__Task brief__:
Skip any picture you find and retype all the remaining lines exactly.

__Information shown__:
────────────────

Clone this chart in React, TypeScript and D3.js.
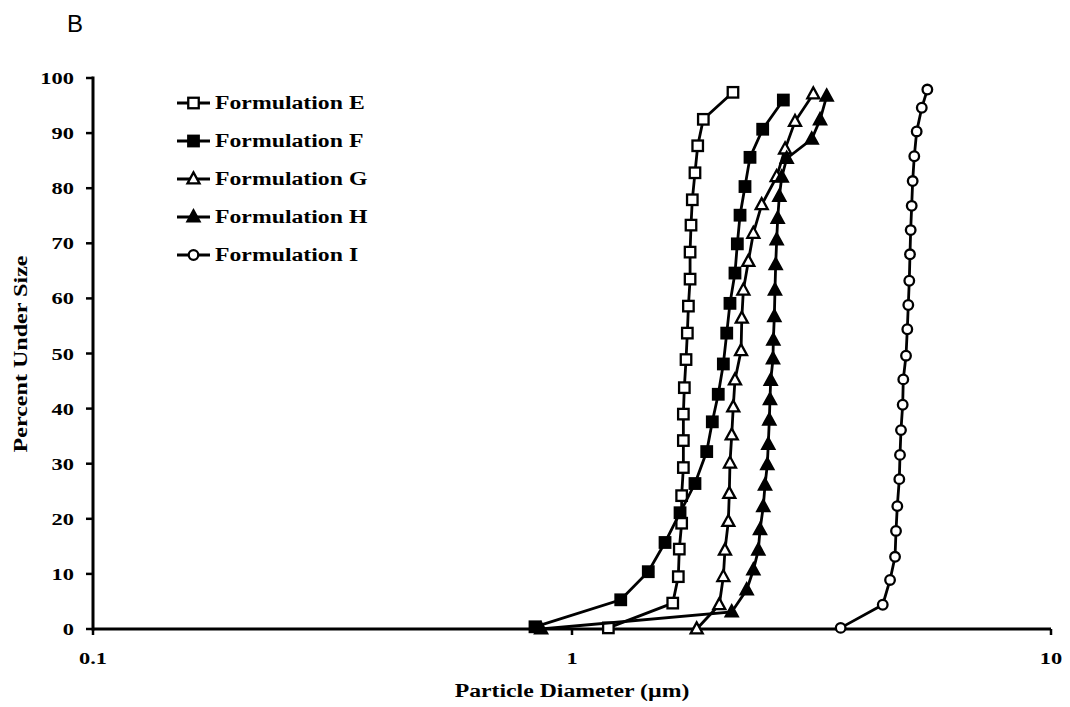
import React from "react";
import * as d3 from "d3";

const seriesNames = ["Formulation E", "Formulation F", "Formulation G", "Formulation H", "Formulation I"];
const markerKinds = ["square-open", "square-filled", "triangle-open", "triangle-filled", "circle-open"];

const eSize = [1.191, 1.623, 1.667, 1.675, 1.694, 1.694, 1.708, 1.708, 1.708, 1.716, 1.73, 1.741, 1.75, 1.764, 1.764, 1.772, 1.783, 1.806, 1.83, 1.88, 2.168];
const ePct = [0.2, 4.7, 9.5, 14.5, 19.2, 24.2, 29.3, 34.2, 39.0, 43.8, 48.9, 53.7, 58.6, 63.5, 68.4, 73.3, 77.9, 82.8, 87.7, 92.5, 97.4];

const fSize = [0.837, 1.264, 1.443, 1.564, 1.681, 1.806, 1.911, 1.963, 2.02, 2.07, 2.104, 2.137, 2.189, 2.214, 2.243, 2.297, 2.353, 2.501, 2.762];
const fPct = [0.4, 5.3, 10.4, 15.7, 21.1, 26.4, 32.2, 37.6, 42.6, 48.1, 53.7, 59.1, 64.6, 69.9, 75.1, 80.3, 85.6, 90.7, 96.0];

const gSize = [1.821, 2.03, 2.07, 2.086, 2.12, 2.13, 2.137, 2.155, 2.171, 2.189, 2.254, 2.262, 2.279, 2.334, 2.391, 2.489, 2.675, 2.785, 2.921, 3.19];
const gPct = [0, 4.4, 9.5, 14.3, 19.5, 24.6, 30.1, 35.2, 40.3, 45.2, 50.5, 56.4, 61.5, 66.7, 71.8, 77.0, 82.1, 87.1, 92.1, 97.1];

const hSize = [0.862, 2.155, 2.316, 2.391, 2.449, 2.469, 2.508, 2.529, 2.557, 2.569, 2.582, 2.59, 2.599, 2.628, 2.632, 2.645, 2.653, 2.662, 2.675, 2.688, 2.709, 2.741, 2.807, 3.166, 3.295, 3.402];
const hPct = [0, 3.1, 7.1, 10.7, 14.3, 18.0, 22.2, 26.1, 29.8, 33.5, 37.9, 41.6, 45.1, 49.0, 52.4, 56.7, 61.5, 66.1, 70.6, 74.5, 78.5, 82.0, 85.4, 88.9, 92.4, 96.7];

const iSize = [3.638, 4.454, 4.613, 4.725, 4.747, 4.777, 4.823, 4.839, 4.862, 4.902, 4.916, 4.981, 5.012, 5.036, 5.06, 5.077, 5.094, 5.119, 5.143, 5.183, 5.243, 5.373, 5.519];
const iPct = [0.2, 4.4, 8.9, 13.1, 17.8, 22.3, 27.2, 31.6, 36.1, 40.7, 45.3, 49.6, 54.4, 58.8, 63.2, 68.0, 72.4, 76.8, 81.3, 85.8, 90.3, 94.6, 97.9];

const allSizes = [eSize, fSize, gSize, hSize, iSize];
const allPcts = [ePct, fPct, gPct, hPct, iPct];

const yTicks = [0, 10, 20, 30, 40, 50, 60, 70, 80, 90, 100];
const xTicks = [0.1, 1, 10];
const xTickLabels = ["0.1", "1", "10"];

const SERIF = "'Liberation Serif', 'Times New Roman', serif";
const SX = 1.32;

function Marker({ kind, x, y }: { kind: string; x: number; y: number }) {
  const sw = 2.3;
  if (kind.startsWith("square")) {
    const s = 10.5;
    return (
      <rect x={x - s / 2} y={y - s / 2} width={s} height={s}
        fill={kind === "square-filled" ? "#000" : "#fff"} stroke="#000" strokeWidth={sw} />
    );
  }
  if (kind.startsWith("triangle")) {
    const h = 11, w = 12;
    const pts = `${x},${y - h * 0.6} ${x - w / 2},${y + h * 0.4} ${x + w / 2},${y + h * 0.4}`;
    return <polygon points={pts} fill={kind === "triangle-filled" ? "#000" : "#fff"} stroke="#000" strokeWidth={sw} strokeLinejoin="miter" />;
  }
  return <circle cx={x} cy={y} r={4.8} fill="#fff" stroke="#000" strokeWidth={sw} />;
}

export default function App() {
  const x = d3.scaleLog().domain([0.1, 10]).range([93, 1051]);
  const y = d3.scaleLinear().domain([0, 100]).range([629, 78]);
  const line = d3.line<[number, number]>().x((d) => x(d[0])).y((d) => y(d[1]));

  const legendY = d3.scaleLinear().domain([0, 4]).range([103, 255]);

  return (
    <svg width={1070} height={707} style={{ position: "absolute", left: 0, top: 0, background: "#fff" }}>
      <rect width={1070} height={707} fill="#fff" />
      <text x={67} y={32} fontFamily="'Liberation Sans', Arial, sans-serif" fontSize={24}>B</text>

      {/* axes */}
      <line x1={x(0.1)} x2={x(10)} y1={y(0)} y2={y(0)} stroke="#000" strokeWidth={3} />
      <line x1={x(0.1)} x2={x(0.1)} y1={y(0) + 1.5} y2={y(100) - 1.5} stroke="#000" strokeWidth={3} />
      {yTicks.map((t) => (
        <g key={"yt" + t}>
          <line x1={x(0.1) - 7} x2={x(0.1)} y1={y(t)} y2={y(t)} stroke="#000" strokeWidth={2.5} />
          <text transform={`translate(74,${y(t) + 6}) scale(${SX},1)`} textAnchor="end"
            fontFamily={SERIF} fontWeight="bold" fontSize={17}>{t}</text>
        </g>
      ))}
      {xTicks.map((t, i) => (
        <g key={"xt" + t}>
          <line x1={x(t)} x2={x(t)} y1={y(0)} y2={y(0) + 6} stroke="#000" strokeWidth={2.5} />
          <text transform={`translate(${x(t)},${664}) scale(${SX},1)`} textAnchor="middle"
            fontFamily={SERIF} fontWeight="bold" fontSize={17}>{xTickLabels[i]}</text>
        </g>
      ))}

      <text transform={`translate(572,697) scale(${SX},1)`} textAnchor="middle"
        fontFamily={SERIF} fontWeight="bold" fontSize={18}>Particle Diameter (µm)</text>
      <text transform={`translate(27,354) rotate(-90)`} textAnchor="middle"
        fontFamily={SERIF} fontWeight="bold" fontSize={18} textLength={197} lengthAdjust="spacingAndGlyphs">Percent Under Size</text>

      {/* series */}
      {allSizes.map((sizes, si) => {
        const pts: [number, number][] = sizes.map((s, k) => [s, allPcts[si][k]]);
        return (
          <g key={"s" + si}>
            <path d={line(pts) || ""} fill="none" stroke="#000" strokeWidth={2.8} />
            {pts.map((p, k) => (
              <Marker key={k} kind={markerKinds[si]} x={x(p[0])} y={y(p[1])} />
            ))}
          </g>
        );
      })}

      {/* legend */}
      {seriesNames.map((name, i) => {
        const ly = legendY(i);
        return (
          <g key={"lg" + i}>
            <line x1={177} x2={210} y1={ly} y2={ly} stroke="#000" strokeWidth={2.8} />
            <Marker kind={markerKinds[i]} x={193.5} y={ly} />
            <text transform={`translate(215,${ly + 6}) scale(${SX},1)`}
              fontFamily={SERIF} fontWeight="bold" fontSize={18}>{name}</text>
          </g>
        );
      })}
    </svg>
  );
}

────────────────

__Correct result__:
Clone this chart in React, TypeScript and D3.js.
import React from "react";
import * as d3 from "d3";

const seriesNames = ["Formulation E", "Formulation F", "Formulation G", "Formulation H", "Formulation I"];
const markerKinds = ["square-open", "square-filled", "triangle-open", "triangle-filled", "circle-open"];

const eSize = [1.191, 1.623, 1.667, 1.675, 1.694, 1.694, 1.708, 1.708, 1.708, 1.716, 1.73, 1.741, 1.75, 1.764, 1.764, 1.772, 1.783, 1.806, 1.83, 1.88, 2.168];
const ePct = [0.2, 4.7, 9.5, 14.5, 19.2, 24.2, 29.3, 34.2, 39.0, 43.8, 48.9, 53.7, 58.6, 63.5, 68.4, 73.3, 77.9, 82.8, 87.7, 92.5, 97.4];

const fSize = [0.837, 1.264, 1.443, 1.564, 1.681, 1.806, 1.911, 1.963, 2.02, 2.07, 2.104, 2.137, 2.189, 2.214, 2.243, 2.297, 2.353, 2.501, 2.762];
const fPct = [0.4, 5.3, 10.4, 15.7, 21.1, 26.4, 32.2, 37.6, 42.6, 48.1, 53.7, 59.1, 64.6, 69.9, 75.1, 80.3, 85.6, 90.7, 96.0];

const gSize = [1.821, 2.03, 2.07, 2.086, 2.12, 2.13, 2.137, 2.155, 2.171, 2.189, 2.254, 2.262, 2.279, 2.334, 2.391, 2.489, 2.675, 2.785, 2.921, 3.19];
const gPct = [0, 4.4, 9.5, 14.3, 19.5, 24.6, 30.1, 35.2, 40.3, 45.2, 50.5, 56.4, 61.5, 66.7, 71.8, 77.0, 82.1, 87.1, 92.1, 97.1];

const hSize = [0.862, 2.155, 2.316, 2.391, 2.449, 2.469, 2.508, 2.529, 2.557, 2.569, 2.582, 2.59, 2.599, 2.628, 2.632, 2.645, 2.653, 2.662, 2.675, 2.688, 2.709, 2.741, 2.807, 3.166, 3.295, 3.402];
const hPct = [0, 3.1, 7.1, 10.7, 14.3, 18.0, 22.2, 26.1, 29.8, 33.5, 37.9, 41.6, 45.1, 49.0, 52.4, 56.7, 61.5, 66.1, 70.6, 74.5, 78.5, 82.0, 85.4, 88.9, 92.4, 96.7];

const iSize = [3.638, 4.454, 4.613, 4.725, 4.747, 4.777, 4.823, 4.839, 4.862, 4.902, 4.916, 4.981, 5.012, 5.036, 5.06, 5.077, 5.094, 5.119, 5.143, 5.183, 5.243, 5.373, 5.519];
const iPct = [0.2, 4.4, 8.9, 13.1, 17.8, 22.3, 27.2, 31.6, 36.1, 40.7, 45.3, 49.6, 54.4, 58.8, 63.2, 68.0, 72.4, 76.8, 81.3, 85.8, 90.3, 94.6, 97.9];

const allSizes = [eSize, fSize, gSize, hSize, iSize];
const allPcts = [ePct, fPct, gPct, hPct, iPct];

const yTicks = [0, 10, 20, 30, 40, 50, 60, 70, 80, 90, 100];
const xTicks = [0.1, 1, 10];
const xTickLabels = ["0.1", "1", "10"];

const SERIF = "'Liberation Serif', 'Times New Roman', serif";
const SX = 1.32;

function Marker({ kind, x, y }: { kind: string; x: number; y: number }) {
  const sw = 2.3;
  if (kind.startsWith("square")) {
    const s = 10.5;
    return (
      <rect x={x - s / 2} y={y - s / 2} width={s} height={s}
        fill={kind === "square-filled" ? "#000" : "#fff"} stroke="#000" strokeWidth={sw} />
    );
  }
  if (kind.startsWith("triangle")) {
    const h = 11, w = 12;
    const pts = `${x},${y - h * 0.6} ${x - w / 2},${y + h * 0.4} ${x + w / 2},${y + h * 0.4}`;
    return <polygon points={pts} fill={kind === "triangle-filled" ? "#000" : "#fff"} stroke="#000" strokeWidth={sw} strokeLinejoin="miter" />;
  }
  return <circle cx={x} cy={y} r={4.8} fill="#fff" stroke="#000" strokeWidth={sw} />;
}

export default function App() {
  const x = d3.scaleLog().domain([0.1, 10]).range([93, 1051]);
  const y = d3.scaleLinear().domain([0, 100]).range([629, 78]);
  const line = d3.line<[number, number]>().x((d) => x(d[0])).y((d) => y(d[1]));

  const legendY = d3.scaleLinear().domain([0, 4]).range([103, 255]);

  return (
    <svg width={1070} height={707} style={{ position: "absolute", left: 0, top: 0, background: "#fff" }}>
      <rect width={1070} height={707} fill="#fff" />
      <text x={67} y={32} fontFamily="'Liberation Sans', Arial, sans-serif" fontSize={24}>B</text>

      {/* axes */}
      <line x1={x(0.1)} x2={x(10)} y1={y(0)} y2={y(0)} stroke="#000" strokeWidth={3} />
      <line x1={x(0.1)} x2={x(0.1)} y1={y(0) + 1.5} y2={y(100) - 1.5} stroke="#000" strokeWidth={3} />
      {yTicks.map((t) => (
        <g key={"yt" + t}>
          <line x1={x(0.1) - 7} x2={x(0.1)} y1={y(t)} y2={y(t)} stroke="#000" strokeWidth={2.5} />
          <text transform={`translate(74,${y(t) + 6}) scale(${SX},1)`} textAnchor="end"
            fontFamily={SERIF} fontWeight="bold" fontSize={17}>{t}</text>
        </g>
      ))}
      {xTicks.map((t, i) => (
        <g key={"xt" + t}>
          <line x1={x(t)} x2={x(t)} y1={y(0)} y2={y(0) + 6} stroke="#000" strokeWidth={2.5} />
          <text transform={`translate(${x(t)},${664}) scale(${SX},1)`} textAnchor="middle"
            fontFamily={SERIF} fontWeight="bold" fontSize={17}>{xTickLabels[i]}</text>
        </g>
      ))}

      <text transform={`translate(572,697) scale(${SX},1)`} textAnchor="middle"
        fontFamily={SERIF} fontWeight="bold" fontSize={18}>Particle Diameter (µm)</text>
      <text transform={`translate(27,354) rotate(-90)`} textAnchor="middle"
        fontFamily={SERIF} fontWeight="bold" fontSize={18} textLength={197} lengthAdjust="spacingAndGlyphs">Percent Under Size</text>

      {/* series */}
      {allSizes.map((sizes, si) => {
        const pts: [number, number][] = sizes.map((s, k) => [s, allPcts[si][k]]);
        return (
          <g key={"s" + si}>
            <path d={line(pts) || ""} fill="none" stroke="#000" strokeWidth={2.8} />
            {pts.map((p, k) => (
              <Marker key={k} kind={markerKinds[si]} x={x(p[0])} y={y(p[1])} />
            ))}
          </g>
        );
      })}

      {/* legend */}
      {seriesNames.map((name, i) => {
        const ly = legendY(i);
        return (
          <g key={"lg" + i}>
            <line x1={177} x2={210} y1={ly} y2={ly} stroke="#000" strokeWidth={2.8} />
            <Marker kind={markerKinds[i]} x={193.5} y={ly} />
            <text transform={`translate(215,${ly + 6}) scale(${SX},1)`}
              fontFamily={SERIF} fontWeight="bold" fontSize={18}>{name}</text>
          </g>
        );
      })}
    </svg>
  );
}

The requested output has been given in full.